靠在冰冷的墙壁上,白子湄开始后怕了,她想起了朱文楷肿的老高的手背,铅是有毒的,这个她以前就知道,但扎上去的时候,她真的连想都没想,就觉得该教训一下这个知恩不图报的家伙。可是现在想来,他万一真的中毒了,甚至毒发身亡了怎么办?白子洌还在说着风凉话,白子冰根本不能出门,路平蓝也不会管她吧,干爹会不会因为对她失望了而不再管她?而最最关心她的人白子况竟然也出差了,她会不会这样一直站到明天也没人管,然后朱太太披头散发地跑来控诉她害毒死了她儿子,然后警察们拿着手铐来抓她了……
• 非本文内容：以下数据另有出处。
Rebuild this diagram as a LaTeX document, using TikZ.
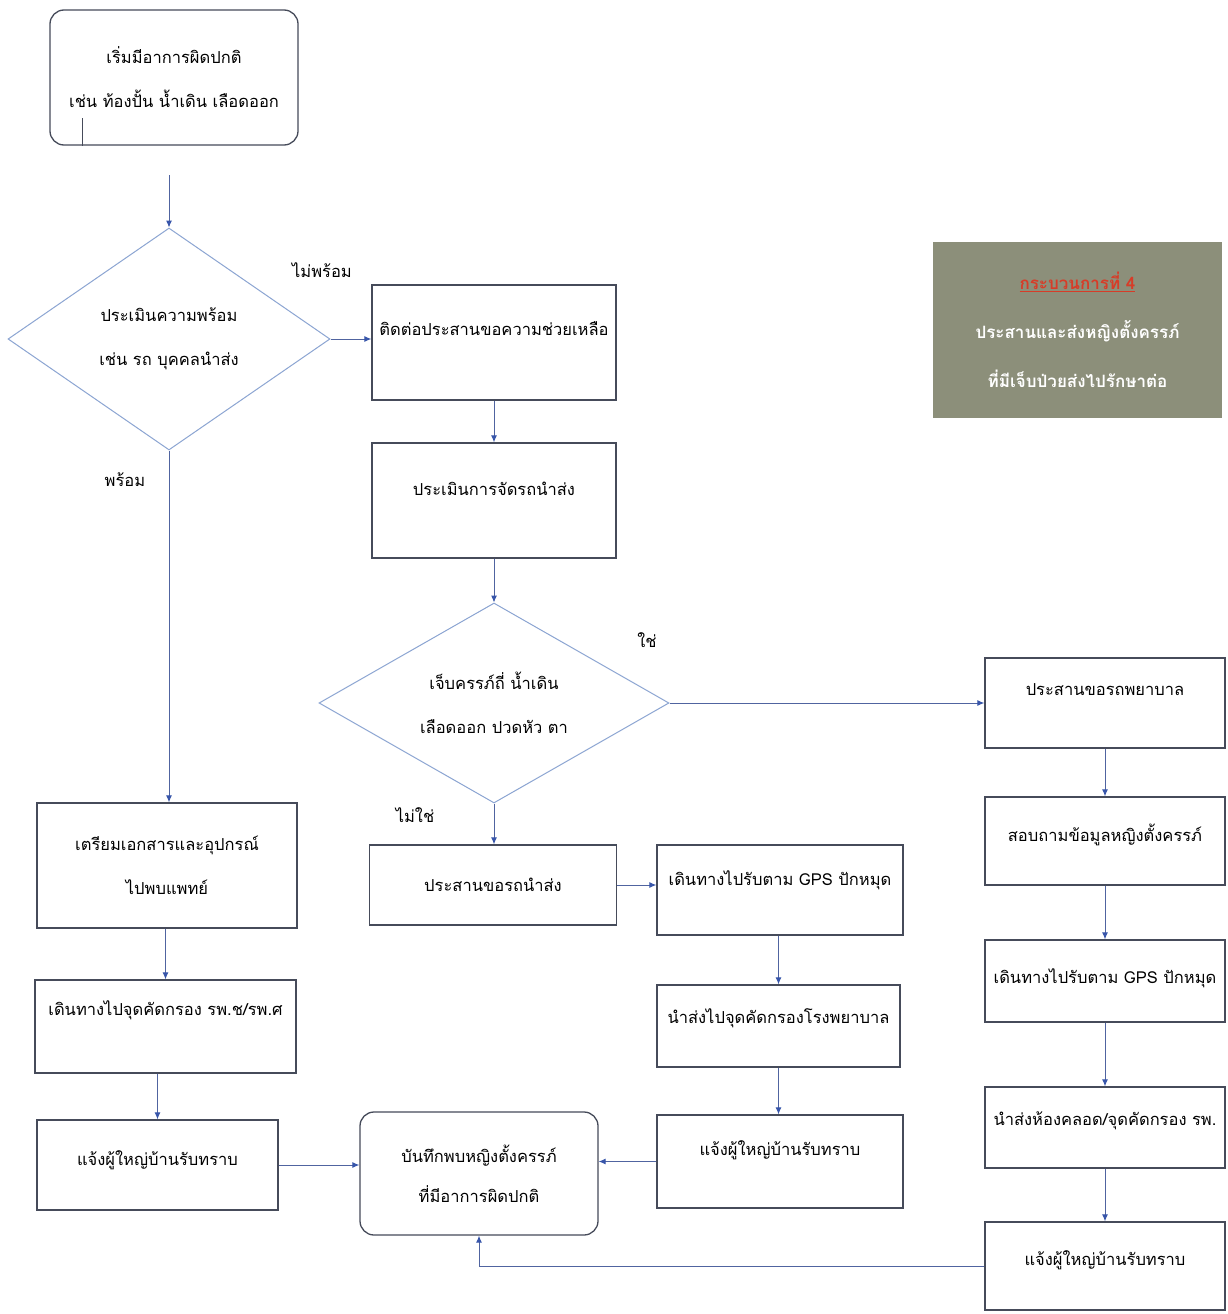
\documentclass[tikz,border=0pt]{standalone}
\usepackage{fontspec}
\newfontfamily\thai[Script=Thai]{Loma}
\usetikzlibrary{shapes.geometric,arrows.meta,calc}
\definecolor{boxline}{RGB}{70,75,90}
\definecolor{dline}{RGB}{140,165,210}
\definecolor{conn}{RGB}{80,100,160}
\definecolor{tipc}{RGB}{55,85,170}
\definecolor{olivebg}{RGB}{140,143,122}
\definecolor{headred}{RGB}{215,60,40}
\begin{document}
\begin{tikzpicture}[x=1pt,y=-1pt,
 every node/.style={font=\thai\fontsize{16.5}{44}\selectfont},
 box/.style={draw=boxline, line width=1.3pt, fill=white, inner sep=0pt, align=center},
 rbox/.style={box, rounded corners=14pt},
 dec/.style={diamond, draw=dline, line width=1pt, inner sep=0pt, align=center},
 arr/.style={draw=conn, line width=1pt, -{Latex[length=7pt,width=6pt,color=tipc]}},
 lbl/.style={inner sep=0pt},
]
\useasboundingbox[fill=white] (0,0) rectangle (1228,1314);

% start
\node[rbox, minimum width=248pt, minimum height=135pt] (s) at (174,77.5) {เริ่มมีอาการผิดปกติ\\เช่น ท้องปั้น น้ำเดิน เลือดออก};
\coordinate (art) at (82,118);
\draw[draw=boxline, line width=0.9pt] (art) -- (art |- s.south);
\coordinate (s0) at (169,175);

% decision 1
\node[dec, aspect=1.45, minimum width=322pt, minimum height=222pt] (d1) at (169,339) {ประเมินความพร้อม\\เช่น รถ บุคคลนำส่ง};

% centre column
\node[box, minimum width=244pt, minimum height=115pt, text depth=28pt] (c1) at (494,342.5) {ติดต่อประสานขอความช่วยเหลือ};
\node[box, minimum width=244pt, minimum height=115pt, text depth=24pt] (c2) at (494,500.5) {ประเมินการจัดรถนำส่ง};
\node[dec, aspect=1.75, minimum width=350pt, minimum height=200pt] (d2) at (494,703) {เจ็บครรภ์ถี่ น้ำเดิน\\เลือดออก ปวดหัว ตา};
\node[box, minimum width=247pt, minimum height=80pt] (m1) at (493,885) {ประสานขอรถนำส่ง};
\node[box, minimum width=246pt, minimum height=90pt, text depth=24pt] (m2) at (780,890) {เดินทางไปรับตาม GPS ปักหมุด};
\node[box, minimum width=243pt, minimum height=82pt, text depth=20pt] (m3) at (778.5,1026) {นำส่งไปจุดคัดกรองโรงพยาบาล};
\node[box, minimum width=246pt, minimum height=93pt, text depth=26pt] (m4) at (780,1161.5) {แจ้งผู้ใหญ่บ้านรับทราบ};

% right column
\node[box, minimum width=240pt, minimum height=90pt, text depth=26pt] (r1) at (1105,703) {ประสานขอรถพยาบาล};
\node[box, minimum width=240pt, minimum height=88pt, text depth=16pt] (r2) at (1105,841) {สอบถามข้อมูลหญิงตั้งครรภ์};
\node[box, minimum width=240pt, minimum height=82pt, text depth=10pt] (r3) at (1105,981) {เดินทางไปรับตาม GPS ปักหมุด};
\node[box, minimum width=240pt, minimum height=81pt, text depth=18pt] (r4) at (1105,1127.5) {นำส่งห้องคลอด/จุดคัดกรอง รพ.};
\node[box, minimum width=240pt, minimum height=88pt, text depth=16pt] (r5) at (1105,1266) {แจ้งผู้ใหญ่บ้านรับทราบ};

% left column
\node[box, minimum width=260pt, minimum height=125pt] (l1) at (167,865.5) {เตรียมเอกสารและอุปกรณ์\\ไปพบแพทย์};
\node[box, minimum width=261pt, minimum height=93pt, text depth=36pt] (l2) at (165.5,1026.5) {เดินทางไปจุดคัดกรอง รพ.ช/รพ.ศ};
\node[box, minimum width=241pt, minimum height=90pt, text depth=14pt] (l3) at (157.5,1165) {แจ้งผู้ใหญ่บ้านรับทราบ};

% record
\node[rbox, minimum width=238pt, minimum height=123pt, font=\thai\fontsize{16.5}{40}\selectfont] (rec) at (479,1173.5) {บันทึกพบหญิงตั้งครรภ์\\ที่มีอาการผิดปกติ};

% title box
\node[fill=olivebg, minimum width=289pt, minimum height=176pt, inner sep=0pt, align=center, text=white, font=\thai\bfseries\fontsize{17}{49}\selectfont] (t) at (1077.5,330) {{\color{headred}\underline{กระบวนการที่ 4}}\\ประสานและส่งหญิงตั้งครรภ์\\ที่มีเจ็บป่วยส่งไปรักษาต่อ};

% labels
\node[lbl] (n1) at (322,270) {ไม่พร้อม};
\node[lbl] (y1) at (125,480) {พร้อม};
\node[lbl] (y2) at (647,640) {ใช่};
\node[lbl] (n2) at (415,815) {ไม่ใช่};

% connectors
\draw[arr] (s0) -- (d1.north);
\draw[arr] (d1.east) -- (d1.east -| c1.west);
\draw[arr] (d1.south) -- (d1.south |- l1.north);
\draw[arr] (c1.south) -- (c2.north);
\draw[arr] (c2.south) -- (d2.north);
\draw[arr] (d2.east) -- (r1.west);
\draw[arr] (d2.south) -- (d2.south |- m1.north);
\draw[arr] (m1.east) -- (m1.east -| m2.west);
\draw[arr] (m3.north |- m2.south) -- (m3.north);
\draw[arr] (m3.south) -- (m3.south |- m4.north);
\draw[arr] (m4.west) -- (m4.west -| rec.east);
\draw[arr] (r1.south) -- (r2.north);
\draw[arr] (r2.south) -- (r3.north);
\draw[arr] (r3.south) -- (r4.north);
\draw[arr] (r4.south) -- (r5.north);
\draw[arr] (r5.west) -| (rec.south);
\draw[arr] (l2.north |- l1.south) -- (l2.north);
\draw[arr] (l3.north |- l2.south) -- (l3.north);
\draw[arr] (l3.east) -- (l3.east -| rec.west);
\end{tikzpicture}
\end{document}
她打了个寒襟,然后她就看到了白子况,风尘仆仆向她过来。
“哥。”她简直不相信自己的眼睛,此时出现的白子况真的很像天神一样,她扑过去紧紧抱住他的脖子,他一把把她抱了起来。
“哥……”忍了好久的眼泪终于落了下来,她委屈地在他怀里啜泣,他抱着她,轻轻抚着她的后背,严老师站在旁边说着情况,还抱歉地说让湄湄罚站只是做给朱太太看的,只是让湄湄受委屈了。
“没关系,没事的话我就先带她走了。”白子况向严老师点了点头,抱着白子湄离开。严老师的眼睛不禁追随着那削长优雅的背影,直到再也看不见。
白子况带白子湄去了医院,朱文楷正躺在病床上玩游戏机,一只手掌心处围着白纱布,朱太太听到门响转过身来,看到站在白子况身后的白子湄,朱太太脸耷拉下来:“你是?”
白子况不动声色地把名片递过去,朱太太接到手里看了一眼,立刻叫了一声:“天啊,原来您是蓝天的大公子,真是闻名不如见面啊。”她的圆脸上立刻堆起了笑容,身高也似乎一下子矮下去一截。